En méditant cette réponse pour éclairer notre propre jugement, nous apprenons avant tout à respecter l’intention de cette femme pieuse. « Laissez-la, s’est écrié Jésus ; pourquoi lui faites-vous de la peine ? Elle a fait une bonne action à mon égard. » L’intention, mes frères, c’est le mobile d’une action ; c’est la disposition morale qui l’a inspirée ; c’est l’acte intérieur, pour ainsi dire, qui a précédé l’acte extérieur et qui lui imprime son cachet véritable. Or, l’intention de Marie est évidemment de rendre hommage à Jésus-Christ. « Blâmerons-nous un hommage rendu à Celui qui est digne de tous les hommages ? Ce serait lui refuser les nôtresa. » On peut critiquer l’opportunité, la convenance, la forme de celui-ci : mais peut-on méconnaître le sentiment si pur qui l’inspire ?

a – Vinet. – Le Vase de parfums. – Nouveaux discours sur quelques sujets religieux.

Considérons maintenant l’acte lui-même, et toute expression de blâme s’arrêtera sur nos lèvres.

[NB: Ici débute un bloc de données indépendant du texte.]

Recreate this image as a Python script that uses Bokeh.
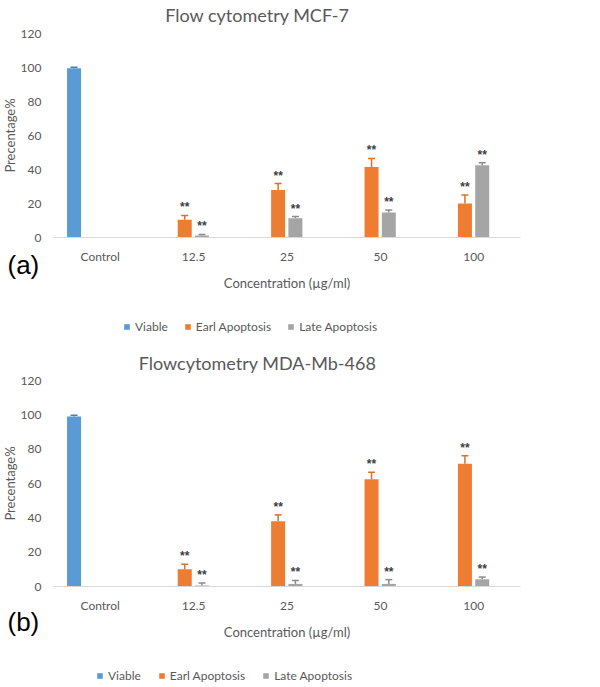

Cet acte n’est-il pas un sacrifice, et le sacrifice n’honore-t-il point, en toute circonstance, celui qui l’accomplit ? L’objection des disciples : A quoi bon cette perte ?, entre dans le sens de Marie bien mieux qu’ils ne se l’imaginent, dit encore l’interprète si délicat de cette scène. « Elle cherche, parmi tout ce qu’elle possède, ce qu’elle a de plus précieux et de plus exquis pour le perdre en l’honneur de Jésus-Christ. Ce n’est pas assez d’employer ce parfum si elle ne le perd ; et, puisque c’est le perdre que de le répandre tout entier et en une seule fois sur la tête de Jésus-Christ, elle veut le perdre ; il lui plaît mieux de le perdre en le consacrant directement à l’honneur de Jésus-Christ, que de l’employer plus utilement peut-être, mais en le lui consacrant d’une manière plus détournée… et, non contente d’avoir, en un instant, dissipé une si grande valeur, elle brise encore, sacrifice bien inutile ! le vase d’albâtre qui contenait ce parfum. » N’est-il pas vrai, mes frères que ce sacrifice nous touche jusqu’au fond de l’âme ? Et il nous émeut d’autant plus qu’il est, dans la pensée de Marie, une réponse dont elle sent toute l’insuffisance, au sacrifice de Jésus-Christ. « Elle a fait ce qui était en son pouvoir. Elle a embaumé par avance mon corps pour ma sépulture. » Oui, cette femme a vu, dans les intuitions ardentes de sa foi, l’immolation volontaire de Jésus Christ, et elle a voulu témoigner, par cette perte généreuse, qu’elle est prête à tout donner à Celui qui s’est donné lui-même pour elle.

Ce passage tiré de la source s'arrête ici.